K is a Data Knowledge platform enabling data discovery, knowledge management and data governance for all data users.
This page will provide a brief introduction to K and its architecture.
Introduction to K
K is a Data Knowledge platform for discovering, profiling and understanding how data products (data sets, analysis, reports etc) across an Enterprise is used.

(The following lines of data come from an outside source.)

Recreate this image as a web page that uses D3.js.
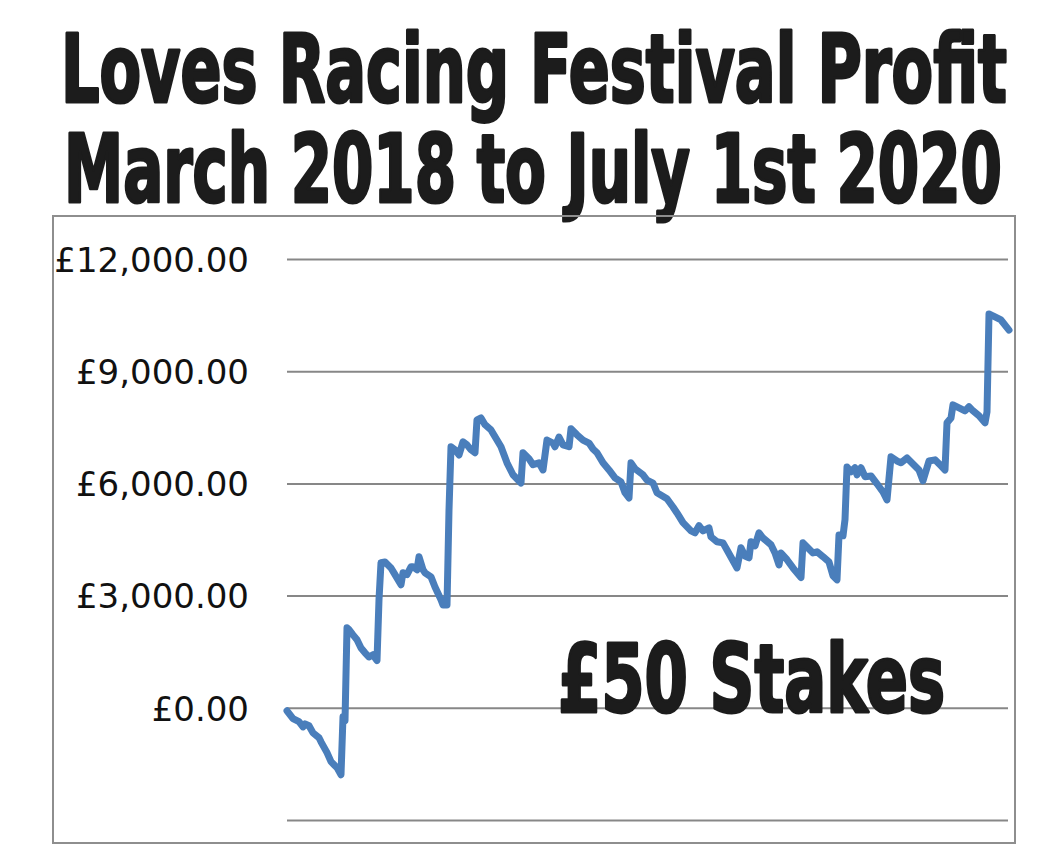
<!DOCTYPE html>
<html>
<head>
<meta charset="utf-8">
<script src="https://cdn.jsdelivr.net/npm/d3@7"></script>
<style>
html,body{margin:0;padding:0;background:#fff;}
svg{display:block;}
</style>
</head>
<body>
<svg id="chart" width="1060" height="857"></svg>
<script>
// ---- data ----
const titleLines = ["Loves Racing Festival Profit", "March 2018 to July 1st 2020"];
const stakeLabel = "£50 Stakes";
const tickValues = [-3000, 0, 3000, 6000, 9000, 12000];
const labelledTicks = [0, 3000, 6000, 9000, 12000];
// bet number (x) and cumulative profit in £ (y)
const betNumber = [0,3,6,8,9,11,13,16,17,20,22,24,25,27,28,29,30,31,33,35,37,39,41,43,44,45,46,47,49,52,54,57,58,60,62,63,65,66,68,69,72,74,77,78,80,81,82,84,86,88,90,92,94,95,97,99,102,107,110,113,117,118,121,123,126,128,130,133,134,136,138,141,142,145,148,151,153,155,158,161,164,167,169,171,172,174,178,180,183,185,190,193,195,198,202,204,206,208,211,212,215,218,220,223,225,227,229,231,232,234,236,238,242,244,246,247,250,253,257,258,260,263,265,268,271,273,275,276,278,279,280,282,284,285,287,289,292,295,298,300,302,305,307,310,313,316,318,321,324,327,329,330,332,333,336,339,341,343,346,349,350,351,353,357,361];
const profit = [-80,-290,-370,-510,-430,-480,-670,-800,-910,-1200,-1440,-1550,-1600,-1790,-240,-350,2140,2090,1950,1820,1600,1470,1360,1420,1340,1260,2890,3880,3900,3740,3560,3290,3610,3560,3770,3770,3690,4040,3690,3610,3500,3230,2890,2750,2750,5290,6980,6900,6760,7110,7030,6900,6820,7700,7750,7570,7430,6980,6550,6230,6010,6820,6660,6500,6550,6360,7160,7080,6980,7240,7030,6980,7460,7300,7160,7080,6920,6820,6550,6360,6150,6040,5750,5610,6550,6390,6230,6090,6010,5750,5590,5370,5210,4950,4730,4680,4870,4730,4810,4570,4440,4410,4220,3930,3740,4280,4060,4010,4440,4330,4680,4540,4360,4140,3820,4140,3960,3740,3480,4410,4300,4140,4170,4040,3900,3530,3420,4620,4600,5030,6440,6310,6420,6230,6420,6180,6200,5990,5770,5560,6710,6600,6550,6680,6520,6360,6070,6600,6630,6470,6360,7620,7750,8100,8020,7940,8050,7940,7810,7620,7910,10530,10480,10370,10100];

const series = betNumber.map((b, i) => ({bet: b, value: profit[i]}));

// ---- drawing ----
const svg = d3.select("#chart");
const W = 1060, H = 857;
svg.append("rect").attr("width", W).attr("height", H).attr("fill", "#fff");

const textColor = "#1c1c1c";
const heavyFont = "'DejaVu Sans Condensed', 'DejaVu Sans', 'Liberation Sans', sans-serif";

// condensed heavy text: width fitted by font size, height by vertical scale
function heavyText(str, x, yBase, width, capSize) {
  const g = svg.append("g");
  const t = g.append("text")
    .attr("x", 0).attr("y", 0)
    .attr("font-family", heavyFont)
    .attr("font-weight", "bold")
    .attr("font-size", 50)
    .attr("fill", textColor)
    .attr("stroke", textColor)
    .attr("stroke-width", 2)
    .attr("stroke-linejoin", "round")
    .text(str);
  const natural = t.node().getComputedTextLength();
  const fs = 50 * width / natural;
  t.attr("font-size", fs).attr("stroke-width", 2.2 * fs / capSize * (capSize / 95));
  const sy = capSize / fs;
  g.attr("transform", `translate(${x},${yBase}) scale(1,${sy})`);
  t.attr("stroke-width", 2.6 / Math.sqrt(sy));
  return t;
}

// title
heavyText(titleLines[0], 61, 102, 946, 95);
heavyText(titleLines[1], 64, 202, 938, 95);

// chart frame
svg.append("rect")
  .attr("x", 53).attr("y", 216)
  .attr("width", 962).attr("height", 627)
  .attr("fill", "none")
  .attr("stroke", "#8e8e8e")
  .attr("stroke-width", 2);

const x = d3.scaleLinear().domain([0, 361]).range([287, 1009]);
const y = d3.scaleLinear().domain([-3000, 12000]).range([820, 259]);

// gridlines via axis
const grid = svg.append("g")
  .attr("transform", "translate(287,0)")
  .call(d3.axisLeft(y).tickValues(tickValues).tickSize(-721).tickFormat(""));
grid.select(".domain").remove();
grid.selectAll(".tick line").attr("stroke", "#878787").attr("stroke-width", 2);

// tick labels
const fmt = d3.format(",.2f");
const labels = svg.append("g")
  .attr("transform", "translate(249,0)")
  .call(d3.axisLeft(y).tickValues(labelledTicks).tickSize(0).tickPadding(0)
    .tickFormat(d => "£" + fmt(d)));
labels.select(".domain").remove();
labels.selectAll(".tick text")
  .attr("font-family", "'DejaVu Sans', sans-serif")
  .attr("font-size", 34)
  .attr("fill", "#111")
  .attr("dy", "0.36em");

// line
const line = d3.line()
  .x(d => x(d.bet))
  .y(d => y(d.value))
  .curve(d3.curveLinear);
svg.append("path")
  .datum(series)
  .attr("d", line)
  .attr("fill", "none")
  .attr("stroke", "#4a7ebb")
  .attr("stroke-width", 7)
  .attr("stroke-linejoin", "round")
  .attr("stroke-linecap", "round");

// stake label
heavyText(stakeLabel, 558, 712, 387, 95);
</script>
</body>
</html>
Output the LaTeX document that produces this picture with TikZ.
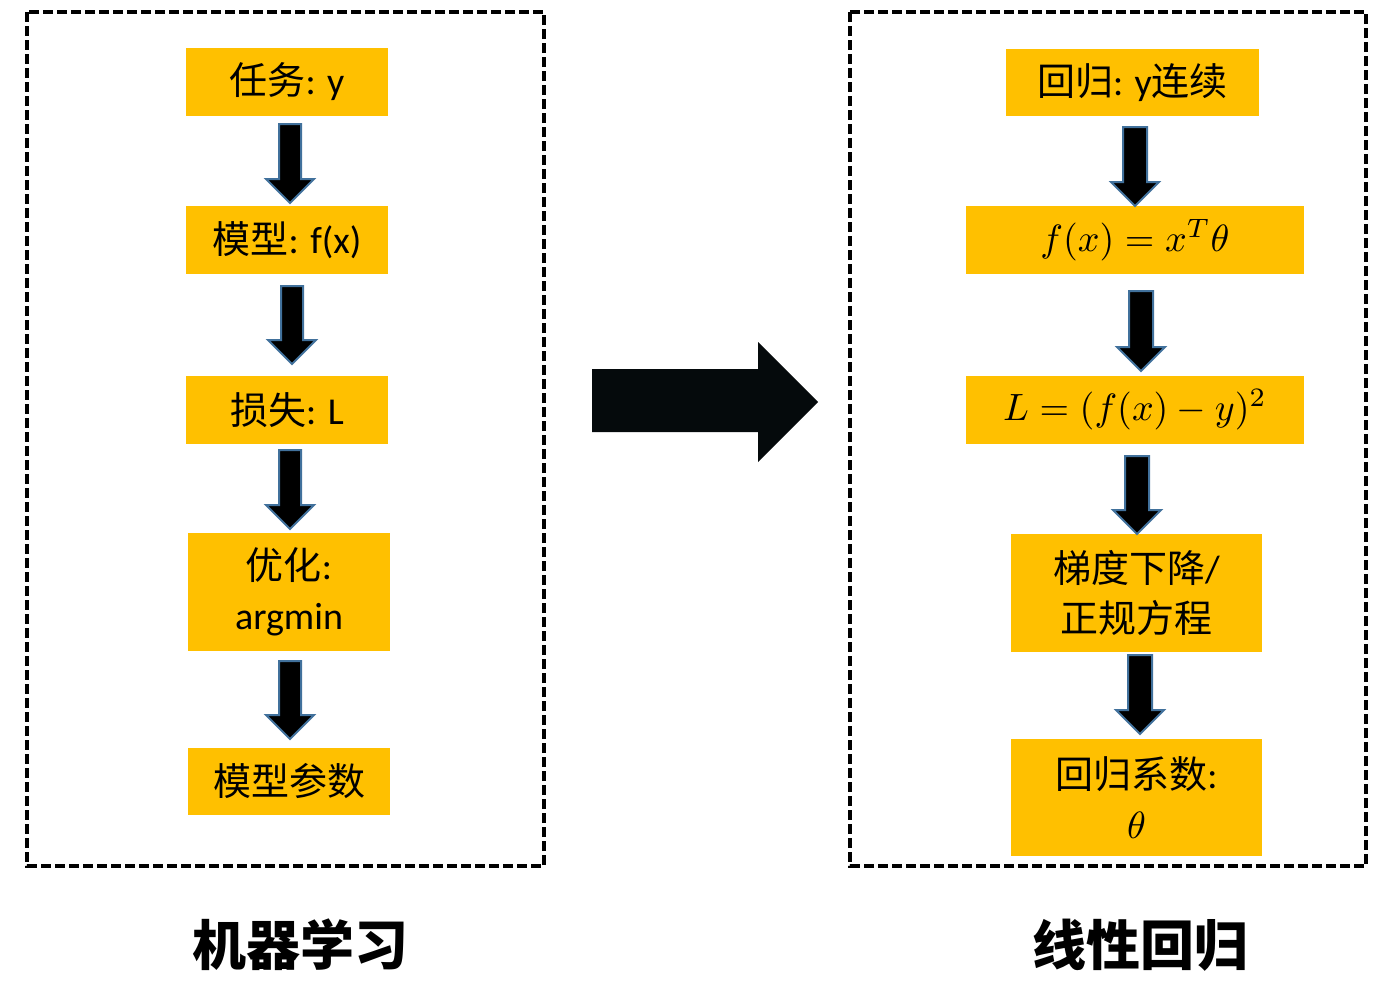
\documentclass[tikz,border=0pt]{standalone}
\usepackage{graphicx}
\usepackage{fontspec}
\setmainfont{Carlito}
\newfontfamily\cjk{Noto Sans CJK SC}
\definecolor{boxy}{HTML}{FFC000}
\definecolor{arrline}{HTML}{41719C}
\definecolor{bigarr}{HTML}{050A0C}
\newcommand{\bigmath}[1]{\scalebox{3.8}{\fontsize{10}{12}\selectfont$#1$}}
\tikzset{
  ybox/.style={fill=boxy, draw=none, inner sep=0pt, align=center,
    font=\fontsize{38}{50}\selectfont},
  dbox/.style={draw=black, line width=3.5pt, dash pattern=on 10pt off 4pt},
  blk/.style={fill=black, draw=arrline, line width=2pt, line join=miter},
  captxt/.style={font=\fontsize{54}{60}\selectfont\cjk\bfseries}
}
\newcommand{\darrow}[4]{% x, top, tip, halfshaft
  \draw[blk] (#1-#4,#2) -- (#1+#4,#2) -- (#1+#4,#3-24) -- (#1+24,#3-24) -- (#1,#3)
    -- (#1-24,#3-24) -- (#1-#4,#3-24) -- cycle;}
\begin{document}
\begin{tikzpicture}[x=1pt,y=-1pt]
\useasboundingbox (0,0) rectangle (1388,991);
% dashed frames
\draw[dbox] (27,12) rectangle (544,866);
\draw[dbox] (850,12) rectangle (1366,866);
% left column
\node[ybox, minimum width=202pt, minimum height=68pt] (l1) at (287,82) {{\cjk 任务}: y};
\node[ybox, minimum width=202pt, minimum height=68pt] (l2) at (287,240) {{\cjk 模型}: f(x)};
\node[ybox, minimum width=202pt, minimum height=68pt] (l3) at (287,410) {{\cjk 损失}: L};
\node[ybox, minimum width=202pt, minimum height=118pt] (l4) at (289,592) {{\cjk 优化}:\\argmin};
\node[ybox, minimum width=202pt, minimum height=67pt] (l5) at (289,781.5) {\cjk 模型参数};
\darrow{290}{124}{203}{11}
\darrow{292}{286}{364}{11}
\darrow{290}{450}{529}{11}
\darrow{290}{661}{739}{11}
% right column
\node[ybox, minimum width=253pt, minimum height=67pt] (r1) at (1132.5,82.5) {{\cjk 回归}: y{\cjk 连续}};
\node[ybox, minimum width=338pt, minimum height=68pt] (r2) at (1135,240) {\bigmath{f(x) = x^T\theta}};
\node[ybox, minimum width=338pt, minimum height=68pt] (r3) at (1135,410) {\bigmath{L = (f(x) - y)^2}};
\node[ybox, minimum width=251pt, minimum height=118pt] (r4) at (1136.5,593) {{\cjk 梯度下降}/\\{\cjk 正规方程}};
\node[ybox, minimum width=251pt, minimum height=117pt] (r5) at (1136.5,797.5) {{\cjk 回归系数}:\\\bigmath{\theta}};
\darrow{1135}{127}{206}{12}
\darrow{1141}{291}{371}{12}
\darrow{1137}{456}{534}{12}
\darrow{1140}{655}{734}{12}
% big arrow
\fill[bigarr] (592,369) -- (758,369) -- (758,342) -- (818,402) -- (758,462) -- (758,432) -- (592,432) -- cycle;
% captions
\node[captxt] (c1) at (300,945) {机器学习};
\node[captxt] (c2) at (1140,945) {线性回归};
\end{tikzpicture}
\end{document}
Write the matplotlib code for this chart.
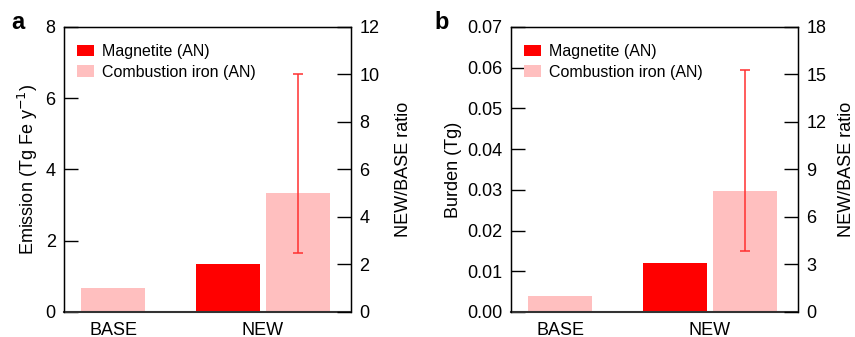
"""Anthropogenic iron: BASE vs NEW emission and burden, with NEW/BASE ratio axis."""

import matplotlib.pyplot as plt
import numpy as np

plt.rcParams["font.family"] = ["Liberation Sans", "DejaVu Sans"]

CATEGORIES = ["BASE", "NEW"]

# panel a — emission (Tg Fe / yr)
EMIS_COMB = [0.667, 3.34]
EMIS_MAG_NEW = 1.335
EMIS_ERR_NEW = (1.667, 6.667)  # low, high

# panel b — burden (Tg)
BURD_COMB = [0.0039, 0.0297]
BURD_MAG_NEW = 0.0120
BURD_ERR_NEW = (0.0150, 0.0594)

MAG_COLOR = "#ff0000"
COMB_COLOR = "#ffbfbf"
ERR_COLOR = "#ff3030"
BAR_W = 0.427
OFFSET = 0.233
FS = 13


def draw_panel(ax, comb, mag_new, err, ymax, yticks, ytick_fmt, ylabel,
               rmax, rticks, rpad):
    x = np.arange(len(CATEGORIES), dtype=float)
    comb_x = np.array([x[0], x[1] + OFFSET])
    ax.bar([x[1] - OFFSET], [mag_new], width=BAR_W, color=MAG_COLOR,
           label="Magnetite (AN)", zorder=2)
    ax.bar(comb_x, comb, width=BAR_W, color=COMB_COLOR,
           label="Combustion iron (AN)", zorder=2)
    mid = comb[1]
    ax.errorbar([comb_x[1]], [mid], yerr=[[mid - err[0]], [err[1] - mid]],
                fmt="none", ecolor=ERR_COLOR, elinewidth=1.1, capsize=3.5,
                capthick=1.1, zorder=3)

    ax.set_xlim(-0.327, 1.587)
    ax.set_ylim(0, ymax)
    ax.set_yticks(yticks)
    ax.set_yticklabels([ytick_fmt.format(v) for v in yticks])
    ax.set_xticks(x)
    ax.set_xticklabels(CATEGORIES)
    ax.tick_params(axis="y", direction="in", length=10, width=1, pad=6,
                   labelsize=FS)
    ax.tick_params(axis="x", length=0, pad=7, labelsize=FS)
    ax.set_ylabel(ylabel, fontsize=FS, labelpad=4)
    for sp in ax.spines.values():
        sp.set_linewidth(1.0)
    ax.spines["bottom"].set_linewidth(1.5)
    ax.spines["bottom"].set_color("#333333")

    ax.legend(loc="upper left", frameon=False, fontsize=11.5,
              handlelength=1.1, handleheight=0.7, handletextpad=0.5,
              labelspacing=0.35, borderaxespad=0.4, bbox_to_anchor=(0.0, 0.985))

    rax = ax.twinx()
    rax.set_ylim(0, rmax)
    rax.set_yticks(rticks)
    rax.tick_params(axis="y", direction="in", length=10, width=1, pad=6,
                    labelsize=FS)
    rax.set_ylabel("NEW/BASE ratio", fontsize=FS, labelpad=rpad)
    rax.spines["bottom"].set_visible(False)


fig = plt.figure(figsize=(8.55, 3.37), dpi=100)
ax_a = fig.add_axes([0.0749, 0.0742, 0.3357, 0.8457])
ax_b = fig.add_axes([0.5977, 0.0742, 0.3357, 0.8457])

draw_panel(ax_a, EMIS_COMB, EMIS_MAG_NEW, EMIS_ERR_NEW, 8, [0, 2, 4, 6, 8],
           "{:g}", "Emission (Tg Fe y$^{-1}$)", 12, [0, 2, 4, 6, 8, 10, 12], 11)
draw_panel(ax_b, BURD_COMB, BURD_MAG_NEW, BURD_ERR_NEW, 0.07,
           [0, 0.01, 0.02, 0.03, 0.04, 0.05, 0.06, 0.07], "{:.2f}",
           "Burden (Tg)", 18, [0, 3, 6, 9, 12, 15, 18], 8)

fig.text(0.0129, 0.914, "a", fontsize=17, fontweight="bold", va="baseline")
fig.text(0.508, 0.914, "b", fontsize=17, fontweight="bold", va="baseline")

fig.savefig("out.png", dpi=100)
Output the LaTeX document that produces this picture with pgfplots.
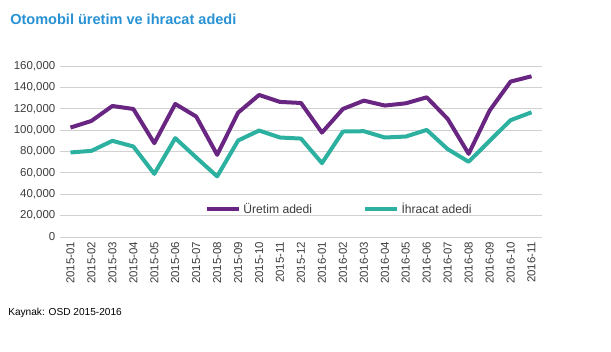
\documentclass[border=0pt]{standalone}
\usepackage{pgfplots}
\pgfplotsset{compat=1.18}
\usepackage{fontspec}
\setmainfont{Liberation Sans}
\definecolor{uret}{RGB}{104,38,130}
\definecolor{ihr}{RGB}{44,176,160}
\definecolor{ttl}{RGB}{40,146,212}
\definecolor{txt}{RGB}{60,60,60}
\begin{document}
\begin{tikzpicture}[x=0.75pt,y=0.75pt]
\useasboundingbox (0,0) rectangle (611,-351);
\node[anchor=base west,inner sep=0,text=ttl,font=\fontsize{10.9}{12}\selectfont\bfseries] at (10,-24) {Otomobil üretim ve ihracat adedi};
\node[anchor=base west,inner sep=0,text=black,font=\fontsize{7.6}{9}\selectfont] at (8,-315) {Kaynak: OSD 2015-2016};
\begin{axis}[
  at={(45pt,-177.75pt)}, anchor=south west,
  scale only axis, width=361.5pt, height=128.25pt,
  xmin=-0.5, xmax=22.5, ymin=0, ymax=160000,
  axis line style={draw=none},
  ymajorgrids, grid style={draw=black!18, line width=0.6pt},
  major tick length=0pt,
  ytick={0,20000,...,160000},
  scaled y ticks=false,
  /pgf/number format/assume math mode=true,
  yticklabel style={/pgf/number format/.cd,fixed,1000 sep={,}},
  ticklabel style={font=\fontsize{8.6}{10}\selectfont, text=txt},
  xtick={0,...,22},
  xticklabels={2015-01,2015-02,2015-03,2015-04,2015-05,2015-06,2015-07,2015-08,2015-09,2015-10,2015-11,2015-12,2016-01,2016-02,2016-03,2016-04,2016-05,2016-06,2016-07,2016-08,2016-09,2016-10,2016-11},
  xticklabel style={rotate=90, anchor=east},
  legend columns=2,
  legend style={at={(0.58,0.164)}, anchor=center, draw=none, fill=none,
    font=\fontsize{9.1}{10}\selectfont, text=txt, /tikz/every even column/.append style={column sep=36pt}},
  legend image code/.code={\draw[#1,line width=3pt] (0pt,0pt) -- (24pt,0pt);},
]
\addplot[uret, line width=3pt, line join=round] coordinates {
(0,102400) (1,108600) (2,122600) (3,119800) (4,87800) (5,124500) (6,112700) (7,76900) (8,116400) (9,132900) (10,126400) (11,125400)
(12,97700) (13,119800) (14,127600) (15,123000) (16,125100) (17,130700) (18,110500) (19,77800) (20,118300) (21,145400) (22,150400)};
\addlegendentry{Üretim adedi}
\addplot[ihr, line width=3pt, line join=round] coordinates {
(0,79100) (1,80600) (2,90000) (3,84700) (4,59100) (5,92500) (6,74400) (7,56700) (8,90300) (9,99600) (10,93100) (11,92100)
(12,69100) (13,98700) (14,99000) (15,93100) (16,94000) (17,100200) (18,82200) (19,70400) (20,90000) (21,109300) (22,116700)};
\addlegendentry{İhracat adedi}
\end{axis}
\end{tikzpicture}
\end{document}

K focuses on identifying and storing how users work with data; leveraging this information to enable data producers to improve their products; data owners to take accountability for the proper use of their data; and to scale hidden knowledge to all data workers. The product vision is to become the central platform for all Enterprise data users to easily discover, understand and govern the use of data.
K Architecture
K Services
Component | Description |
Extractors | The service is used for connecting to, extracting and loading metadata and logs from data sources and tools. The extractors can also be deployed as a collector service for on-premise sources when using the K SaaS offering if access to between the on-premise source and the SaaS offering is not available. |
Profiler | The service is used to identify and profile data assets and their usage. A set of proprietary algorithms are used to automatically match and analyse data assets over their lifecycle. |
Identity | The service is used to integrate with the Enterprise Identity Management service to provide single sign on. |
Search | The service provides fast, accurate and contextual search for all assets within K. |
Applications | The service is used to access dedicated applications built to solve specific data problems. E.g. migration assessment, impact assessment etc. |
Interfaces
Component | Description |
API | This interface is used by applications and services to interact and access data managed by K. |
Web Portal | This interface is used by end users (e.g. Data managers, analysts etc) to access K and its services. |
Notifications | This interface is used to engage with end users via push notifications e.g. Email. |
Stores
Component | Description |
Metadata | The metadata store is used to store the details and relationships between data assets, reports, users, teams and other objects within the data ecosystem. |
Timeseries | The timeseries is used to store each data asset, person or content item and its lifecycle over time. |
Index | Each object in the data ecosystem is added to a search index to enable the contextual search service. |
Inputs
Component | Description |
Data Sources | Data sources (e.g. Teradata, Hadoop, Snowflake, SQL Server etc.) where data is stored and used by the Enterprise data teams. K has integrators for many on-premise and cloud data sources and can also ingest custom data sources through the K ingestion framework. |
Data Tools | Reporting and Analytics applications (e.g. Tableau, Power BI etc.) used by the Enterprise data teams to create, manage and distribute content. K has integrators for common data tools and can also ingest custom data tools through the K ingestion framework. |
Identity | Identity provider and user management sources (e.g. LDAP, SAML, OpenID Connect) that can provide single sign on and user and team data. |